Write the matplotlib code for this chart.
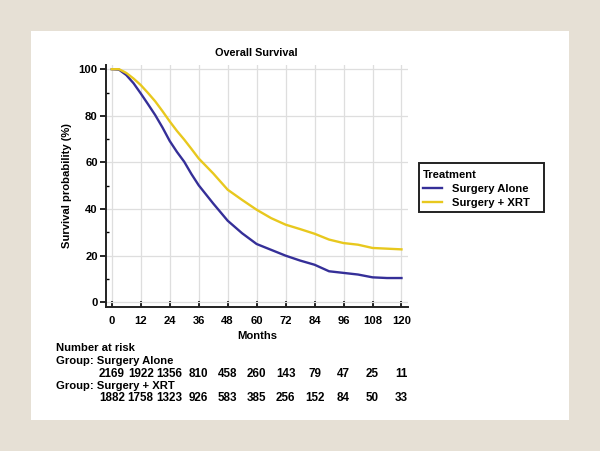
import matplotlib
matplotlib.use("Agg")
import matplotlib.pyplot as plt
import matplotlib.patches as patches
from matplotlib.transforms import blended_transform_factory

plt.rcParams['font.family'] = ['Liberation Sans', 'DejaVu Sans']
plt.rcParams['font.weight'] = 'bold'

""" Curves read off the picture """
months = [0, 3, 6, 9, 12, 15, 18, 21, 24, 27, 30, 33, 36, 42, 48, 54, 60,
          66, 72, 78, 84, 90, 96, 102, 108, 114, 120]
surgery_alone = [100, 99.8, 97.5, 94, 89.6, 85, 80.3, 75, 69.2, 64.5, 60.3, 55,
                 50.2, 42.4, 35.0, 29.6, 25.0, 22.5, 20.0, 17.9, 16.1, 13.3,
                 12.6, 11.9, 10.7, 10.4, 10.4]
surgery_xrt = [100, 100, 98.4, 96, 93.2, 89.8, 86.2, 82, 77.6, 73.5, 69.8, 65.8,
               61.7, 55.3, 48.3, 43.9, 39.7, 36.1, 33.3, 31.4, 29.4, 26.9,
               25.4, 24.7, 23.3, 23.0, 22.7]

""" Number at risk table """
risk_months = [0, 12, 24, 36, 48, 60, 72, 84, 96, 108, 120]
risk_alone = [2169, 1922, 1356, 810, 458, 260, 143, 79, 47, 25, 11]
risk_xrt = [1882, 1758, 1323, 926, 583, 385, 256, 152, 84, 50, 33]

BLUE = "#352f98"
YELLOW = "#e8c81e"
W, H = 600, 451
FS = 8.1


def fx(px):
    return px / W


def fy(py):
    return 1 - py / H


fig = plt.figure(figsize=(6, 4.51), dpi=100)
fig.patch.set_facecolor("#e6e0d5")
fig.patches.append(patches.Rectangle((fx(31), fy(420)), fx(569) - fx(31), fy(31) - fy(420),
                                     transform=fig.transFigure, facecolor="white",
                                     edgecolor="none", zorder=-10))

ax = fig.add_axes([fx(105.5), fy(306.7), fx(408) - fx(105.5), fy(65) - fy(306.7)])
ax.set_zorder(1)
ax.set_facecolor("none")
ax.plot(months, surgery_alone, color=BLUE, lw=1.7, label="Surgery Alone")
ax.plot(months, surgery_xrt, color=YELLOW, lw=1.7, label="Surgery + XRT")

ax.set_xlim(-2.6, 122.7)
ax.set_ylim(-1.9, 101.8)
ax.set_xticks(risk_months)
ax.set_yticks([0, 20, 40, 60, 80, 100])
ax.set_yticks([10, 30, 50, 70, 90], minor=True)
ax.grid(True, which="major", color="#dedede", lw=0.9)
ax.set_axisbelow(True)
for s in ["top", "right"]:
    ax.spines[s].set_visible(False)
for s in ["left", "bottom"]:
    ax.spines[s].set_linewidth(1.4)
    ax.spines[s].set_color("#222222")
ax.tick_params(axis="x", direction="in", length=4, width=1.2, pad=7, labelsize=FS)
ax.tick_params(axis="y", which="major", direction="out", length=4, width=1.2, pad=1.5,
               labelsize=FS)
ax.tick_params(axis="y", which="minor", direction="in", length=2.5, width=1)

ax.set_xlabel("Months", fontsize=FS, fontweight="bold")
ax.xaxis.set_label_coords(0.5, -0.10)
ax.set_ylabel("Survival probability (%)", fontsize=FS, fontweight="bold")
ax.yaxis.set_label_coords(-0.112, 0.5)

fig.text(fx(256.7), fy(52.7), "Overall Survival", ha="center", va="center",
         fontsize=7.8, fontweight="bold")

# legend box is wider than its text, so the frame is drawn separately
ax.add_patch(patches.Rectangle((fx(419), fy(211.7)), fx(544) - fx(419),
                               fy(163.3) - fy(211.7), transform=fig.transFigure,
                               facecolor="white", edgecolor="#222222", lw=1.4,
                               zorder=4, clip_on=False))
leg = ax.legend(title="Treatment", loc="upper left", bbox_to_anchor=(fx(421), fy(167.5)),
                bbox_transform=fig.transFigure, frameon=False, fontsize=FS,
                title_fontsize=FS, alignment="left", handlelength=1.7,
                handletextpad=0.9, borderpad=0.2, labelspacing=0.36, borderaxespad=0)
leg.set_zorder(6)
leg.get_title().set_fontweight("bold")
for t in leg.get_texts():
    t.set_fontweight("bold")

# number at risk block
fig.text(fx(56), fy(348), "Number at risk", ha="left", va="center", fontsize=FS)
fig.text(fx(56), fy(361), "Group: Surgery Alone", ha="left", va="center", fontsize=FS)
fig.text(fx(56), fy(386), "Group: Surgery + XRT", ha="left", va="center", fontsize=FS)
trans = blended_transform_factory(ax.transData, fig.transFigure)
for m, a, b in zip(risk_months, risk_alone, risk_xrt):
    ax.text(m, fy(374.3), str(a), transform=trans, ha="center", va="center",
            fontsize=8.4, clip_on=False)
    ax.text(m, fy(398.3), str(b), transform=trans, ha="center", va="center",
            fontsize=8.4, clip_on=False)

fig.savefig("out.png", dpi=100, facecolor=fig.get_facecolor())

=-=-=

# To be done:
Pick out every line above that holds the word "matplotlib" and copy it.

# Answer to this task:
Write the matplotlib code for this chart.
import matplotlib
matplotlib.use("Agg")
import matplotlib.pyplot as plt
import matplotlib.patches as patches
from matplotlib.transforms import blended_transform_factory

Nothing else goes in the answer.